La mention des paravents – comme maquillage et signe du viol – revient parfois dans le discours des personnes homosexuelles : cf. le Journal (1992) de Jean-Luc Lagarce. Le paravent est même parfois l’amant homosexuel lui-même derrière qui il serait possible de cacher son homosexualité et surtout son homophobie ( = sa haine de soi). « Cette union mal assortie, et c’était très malsain, que Martine éprouvait pour moi une admiration sans bornes. D’après ses critères, j’étais celle qui avait réussi, alors qu’elle avait tout raté.
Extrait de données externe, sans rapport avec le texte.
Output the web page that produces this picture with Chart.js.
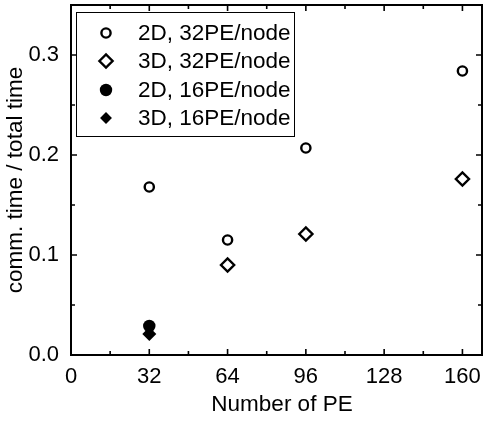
<!DOCTYPE html>
<html>
<head>
<meta charset="utf-8">
<script src="https://cdn.jsdelivr.net/npm/chart.js@4"></script>
<style>
  html, body { margin: 0; padding: 0; background: #fff; }
  #wrap { width: 486px; height: 421px; }
</style>
</head>
<body>
<div id="wrap"><canvas id="myChart" width="486" height="421"></canvas></div>
<script>
// data
const seriesNames = ['2D, 32PE/node', '3D, 32PE/node', '2D, 16PE/node', '3D, 16PE/node'];
const pe2d32 = [32, 64, 96, 160];
const val2d32 = [0.168, 0.115, 0.207, 0.284];
const pe3d32 = [64, 96, 160];
const val3d32 = [0.090, 0.121, 0.176];
const pe2d16 = [32];
const val2d16 = [0.029];
const pe3d16 = [32];
const val3d16 = [0.021];

const xTicks = [0, 32, 64, 96, 128, 160];
const yTicks = [0.0, 0.1, 0.2, 0.3];
const xMinor = 16;
const yMinor = 0.05;

const FONT = '"Liberation Sans", Arial, sans-serif';

function toPoints(xs, ys) {
    return xs.map((x, i) => ({ x: x, y: ys[i] }));
}

const styles = [
    { pointStyle: 'circle', radius: 4.6, fill: '#fff', bw: 2.4 },
    { pointStyle: 'rectRot', radius: 6.6, fill: '#fff', bw: 2.4 },
    { pointStyle: 'circle', radius: 6.2, fill: '#000', bw: 0 },
    { pointStyle: 'rectRot', radius: 7, fill: '#000', bw: 0 }
];

const allData = [
    toPoints(pe2d32, val2d32),
    toPoints(pe3d32, val3d32),
    toPoints(pe2d16, val2d16),
    toPoints(pe3d16, val3d16)
];

const datasets = allData.map((pts, i) => ({
    label: seriesNames[i],
    data: pts,
    pointStyle: styles[i].pointStyle,
    pointRadius: styles[i].radius,
    pointHoverRadius: styles[i].radius,
    backgroundColor: styles[i].fill,
    borderColor: '#000',
    borderWidth: styles[i].bw,
    showLine: false,
    order: i
}));

// frame, inward ticks, axis titles and the boxed legend
const framePlugin = {
    id: 'frame',
    afterDraw(chart) {
        const ctx = chart.ctx;
        const a = chart.chartArea;
        const xs = chart.scales.x, ys = chart.scales.y;
        ctx.save();
        ctx.strokeStyle = '#000';
        ctx.lineWidth = 1.6;
        ctx.beginPath();
        for (let v = xs.min; v <= xs.max + 1e-9; v += xMinor) {
            const px = xs.getPixelForValue(v);
            const len = (v % 32 === 0) ? 6 : 4;
            ctx.moveTo(px, a.bottom); ctx.lineTo(px, a.bottom - len);
            ctx.moveTo(px, a.top); ctx.lineTo(px, a.top + len);
        }
        for (let k = 0; k * yMinor <= ys.max + 1e-9; k++) {
            const py = ys.getPixelForValue(k * yMinor);
            const len = (k % 2 === 0) ? 6 : 4;
            ctx.moveTo(a.left, py); ctx.lineTo(a.left + len, py);
            ctx.moveTo(a.right, py); ctx.lineTo(a.right - len, py);
        }
        ctx.stroke();
        ctx.lineWidth = 2;
        ctx.strokeRect(a.left, a.top, a.right - a.left, a.bottom - a.top);

        // axis titles
        ctx.fillStyle = '#000';
        ctx.font = '22.5px ' + FONT;
        ctx.textAlign = 'center';
        ctx.textBaseline = 'middle';
        ctx.fillText('Number of PE', 282, 405);
        ctx.save();
        ctx.translate(16, (a.top + a.bottom) / 2);
        ctx.rotate(-Math.PI / 2);
        ctx.fillText('comm. time / total time', 0, 0);
        ctx.restore();

        // legend box
        ctx.lineWidth = 1;
        ctx.strokeRect(76.5, 12.5, 218, 124);
        const rows = [33, 61, 90, 118];
        ctx.font = '22.5px ' + FONT;
        ctx.textAlign = 'left';
        rows.forEach((ry, i) => {
            const st = styles[i];
            ctx.fillStyle = st.fill;
            ctx.strokeStyle = '#000';
            ctx.lineWidth = st.bw;
            Chart.helpers.drawPoint(ctx, {
                pointStyle: st.pointStyle,
                radius: st.radius * (i === 3 ? 0.85 : 1),
                borderWidth: st.bw,
                rotation: 0
            }, 106, ry);
            ctx.fillStyle = '#000';
            ctx.fillText(seriesNames[i], 138, ry + 1);
        });
        ctx.restore();
    }
};

const ctx = document.getElementById('myChart').getContext('2d');
const chart = new Chart(ctx, {
    type: 'scatter',
    data: { datasets: datasets },
    options: {
        responsive: false,
        animation: false,
        layout: { autoPadding: false, padding: { top: 5, right: 4, left: 0, bottom: 0 } },
        plugins: {
            legend: { display: false },
            tooltip: { enabled: false }
        },
        scales: {
            x: {
                type: 'linear',
                min: 0,
                max: 168,
                grid: { display: false },
                border: { display: false },
                afterBuildTicks: s => { s.ticks = xTicks.map(v => ({ value: v })); },
                afterFit: s => { s.height = 66; s.paddingLeft = 0; s.paddingRight = 0; },
                ticks: {
                    color: '#000',
                    padding: 1,
                    maxRotation: 0,
                    font: { family: FONT, size: 22 },
                    callback: v => String(v)
                }
            },
            y: {
                type: 'linear',
                min: 0,
                max: 0.35,
                grid: { display: false },
                border: { display: false },
                afterBuildTicks: s => { s.ticks = yTicks.map(v => ({ value: v })); },
                afterFit: s => { s.width = 71; s.paddingTop = 0; s.paddingBottom = 0; },
                ticks: {
                    color: '#000',
                    padding: 4,
                    font: { family: FONT, size: 22 },
                    callback: v => Number(v).toFixed(1)
                }
            }
        }
    },
    plugins: [framePlugin]
});
</script>
</body>
</html>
Dans cette logique, il était souhaitable pour elle de rester dans mon ombre et de continuer à vivre ainsi, par procuration. » (Paula Dumont, La Vie dure : Éducation sentimentale d’une lesbienne (2010), p. 72) ; « Et lui, mon gossi, il va avec les femmes, il a besoin d’avoir une famille dans l’avenir, et moi je peux être caché derrière lui pour vivre sa vie. » (Laurent en parlant de son amant bisexuel Jean-Jacques, dans le documentaire « Woubi Chéri » (1998) de Philip Brooks et Laurent Bocahut) ; etc.